== WHAT YOU ARE ASKED TO DO ==
Please write the listing below out again exactly, leaving every picture behind.

Charts and diagrams as code
— START —

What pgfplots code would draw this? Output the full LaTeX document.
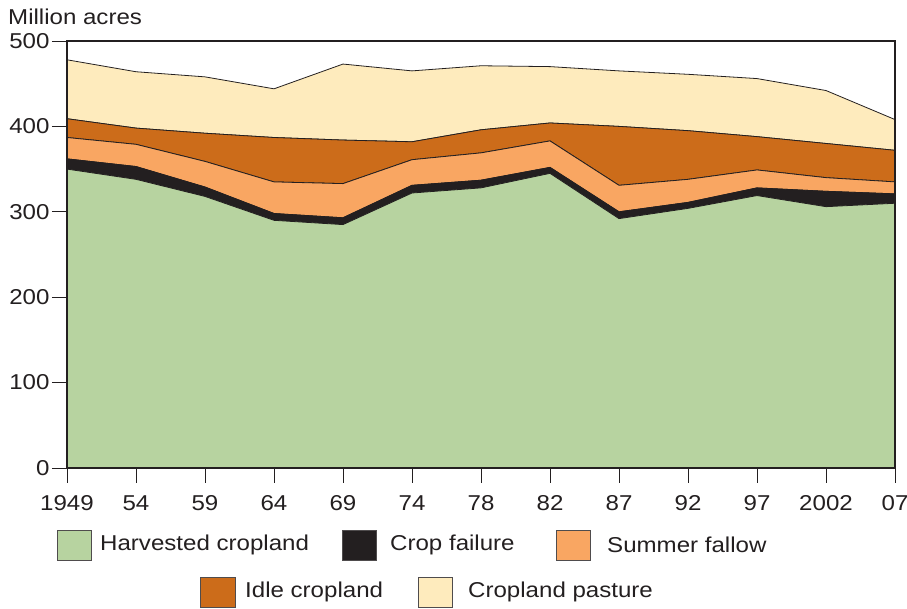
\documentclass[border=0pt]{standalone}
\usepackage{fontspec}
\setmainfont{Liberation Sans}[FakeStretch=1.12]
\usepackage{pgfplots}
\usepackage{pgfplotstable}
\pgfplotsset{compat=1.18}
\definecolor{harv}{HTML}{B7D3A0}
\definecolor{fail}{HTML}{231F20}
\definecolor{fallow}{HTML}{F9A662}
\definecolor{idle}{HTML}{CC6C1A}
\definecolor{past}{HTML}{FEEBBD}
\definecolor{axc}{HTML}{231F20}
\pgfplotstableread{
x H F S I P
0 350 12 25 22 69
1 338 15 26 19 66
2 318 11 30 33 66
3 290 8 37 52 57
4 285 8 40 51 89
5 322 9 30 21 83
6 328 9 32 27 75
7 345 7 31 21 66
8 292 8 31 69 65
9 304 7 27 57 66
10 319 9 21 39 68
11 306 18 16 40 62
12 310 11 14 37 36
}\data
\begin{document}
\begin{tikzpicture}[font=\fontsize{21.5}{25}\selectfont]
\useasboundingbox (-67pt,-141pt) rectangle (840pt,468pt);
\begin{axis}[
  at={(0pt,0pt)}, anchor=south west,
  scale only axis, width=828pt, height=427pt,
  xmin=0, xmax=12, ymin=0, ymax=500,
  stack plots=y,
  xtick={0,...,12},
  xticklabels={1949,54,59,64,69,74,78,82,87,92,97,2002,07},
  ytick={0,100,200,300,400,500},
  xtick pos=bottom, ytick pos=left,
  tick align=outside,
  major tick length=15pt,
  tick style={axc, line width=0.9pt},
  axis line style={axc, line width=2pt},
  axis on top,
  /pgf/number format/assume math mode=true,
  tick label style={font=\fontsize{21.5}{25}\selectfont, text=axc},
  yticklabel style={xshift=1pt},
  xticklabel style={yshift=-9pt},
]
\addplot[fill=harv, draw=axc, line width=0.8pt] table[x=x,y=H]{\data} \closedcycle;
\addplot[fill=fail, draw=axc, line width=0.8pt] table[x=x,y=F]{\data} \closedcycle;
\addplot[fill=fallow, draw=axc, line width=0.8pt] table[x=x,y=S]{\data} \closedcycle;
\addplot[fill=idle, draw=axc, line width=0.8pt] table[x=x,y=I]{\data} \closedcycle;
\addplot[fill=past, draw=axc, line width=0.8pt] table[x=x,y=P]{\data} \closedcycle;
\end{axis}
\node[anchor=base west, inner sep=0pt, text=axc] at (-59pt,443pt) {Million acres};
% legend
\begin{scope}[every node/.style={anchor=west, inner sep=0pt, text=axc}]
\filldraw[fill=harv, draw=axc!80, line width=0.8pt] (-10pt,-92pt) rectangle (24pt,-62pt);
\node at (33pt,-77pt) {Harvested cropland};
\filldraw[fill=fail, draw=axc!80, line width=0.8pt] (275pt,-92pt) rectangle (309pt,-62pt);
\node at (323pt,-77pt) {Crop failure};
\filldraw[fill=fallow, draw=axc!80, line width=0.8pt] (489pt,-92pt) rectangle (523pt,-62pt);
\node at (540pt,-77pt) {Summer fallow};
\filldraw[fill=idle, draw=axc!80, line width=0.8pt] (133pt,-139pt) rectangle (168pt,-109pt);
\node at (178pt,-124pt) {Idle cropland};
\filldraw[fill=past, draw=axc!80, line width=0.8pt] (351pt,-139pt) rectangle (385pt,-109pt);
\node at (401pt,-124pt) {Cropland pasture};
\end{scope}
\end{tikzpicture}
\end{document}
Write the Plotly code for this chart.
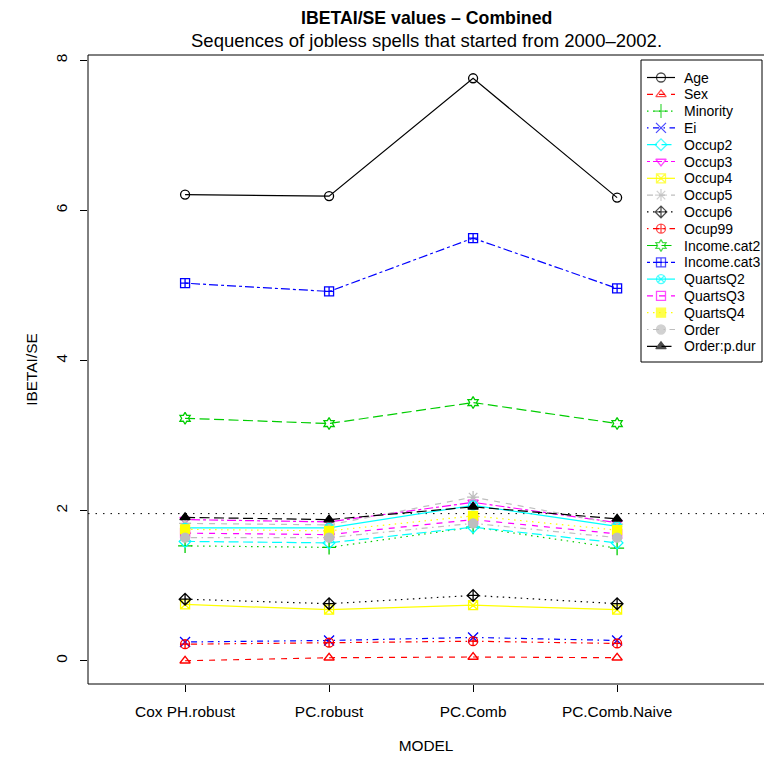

— END —

== COMPLETE RESPONSE ==
What pgfplots code would draw this? Output the full LaTeX document.
\documentclass[border=0pt]{standalone}
\usepackage{fontspec}
\setmainfont{Liberation Sans}[FakeStretch=1.12]
\usepackage{pgfplots}
\usepackage{pgfplotstable}
\pgfplotsset{compat=1.18}
\definecolor{harv}{HTML}{B7D3A0}
\definecolor{fail}{HTML}{231F20}
\definecolor{fallow}{HTML}{F9A662}
\definecolor{idle}{HTML}{CC6C1A}
\definecolor{past}{HTML}{FEEBBD}
\definecolor{axc}{HTML}{231F20}
\pgfplotstableread{
x H F S I P
0 350 12 25 22 69
1 338 15 26 19 66
2 318 11 30 33 66
3 290 8 37 52 57
4 285 8 40 51 89
5 322 9 30 21 83
6 328 9 32 27 75
7 345 7 31 21 66
8 292 8 31 69 65
9 304 7 27 57 66
10 319 9 21 39 68
11 306 18 16 40 62
12 310 11 14 37 36
}\data
\begin{document}
\begin{tikzpicture}[font=\fontsize{21.5}{25}\selectfont]
\useasboundingbox (-67pt,-141pt) rectangle (840pt,468pt);
\begin{axis}[
  at={(0pt,0pt)}, anchor=south west,
  scale only axis, width=828pt, height=427pt,
  xmin=0, xmax=12, ymin=0, ymax=500,
  stack plots=y,
  xtick={0,...,12},
  xticklabels={1949,54,59,64,69,74,78,82,87,92,97,2002,07},
  ytick={0,100,200,300,400,500},
  xtick pos=bottom, ytick pos=left,
  tick align=outside,
  major tick length=15pt,
  tick style={axc, line width=0.9pt},
  axis line style={axc, line width=2pt},
  axis on top,
  /pgf/number format/assume math mode=true,
  tick label style={font=\fontsize{21.5}{25}\selectfont, text=axc},
  yticklabel style={xshift=1pt},
  xticklabel style={yshift=-9pt},
]
\addplot[fill=harv, draw=axc, line width=0.8pt] table[x=x,y=H]{\data} \closedcycle;
\addplot[fill=fail, draw=axc, line width=0.8pt] table[x=x,y=F]{\data} \closedcycle;
\addplot[fill=fallow, draw=axc, line width=0.8pt] table[x=x,y=S]{\data} \closedcycle;
\addplot[fill=idle, draw=axc, line width=0.8pt] table[x=x,y=I]{\data} \closedcycle;
\addplot[fill=past, draw=axc, line width=0.8pt] table[x=x,y=P]{\data} \closedcycle;
\end{axis}
\node[anchor=base west, inner sep=0pt, text=axc] at (-59pt,443pt) {Million acres};
% legend
\begin{scope}[every node/.style={anchor=west, inner sep=0pt, text=axc}]
\filldraw[fill=harv, draw=axc!80, line width=0.8pt] (-10pt,-92pt) rectangle (24pt,-62pt);
\node at (33pt,-77pt) {Harvested cropland};
\filldraw[fill=fail, draw=axc!80, line width=0.8pt] (275pt,-92pt) rectangle (309pt,-62pt);
\node at (323pt,-77pt) {Crop failure};
\filldraw[fill=fallow, draw=axc!80, line width=0.8pt] (489pt,-92pt) rectangle (523pt,-62pt);
\node at (540pt,-77pt) {Summer fallow};
\filldraw[fill=idle, draw=axc!80, line width=0.8pt] (133pt,-139pt) rectangle (168pt,-109pt);
\node at (178pt,-124pt) {Idle cropland};
\filldraw[fill=past, draw=axc!80, line width=0.8pt] (351pt,-139pt) rectangle (385pt,-109pt);
\node at (401pt,-124pt) {Cropland pasture};
\end{scope}
\end{tikzpicture}
\end{document}
Write the Plotly code for this chart.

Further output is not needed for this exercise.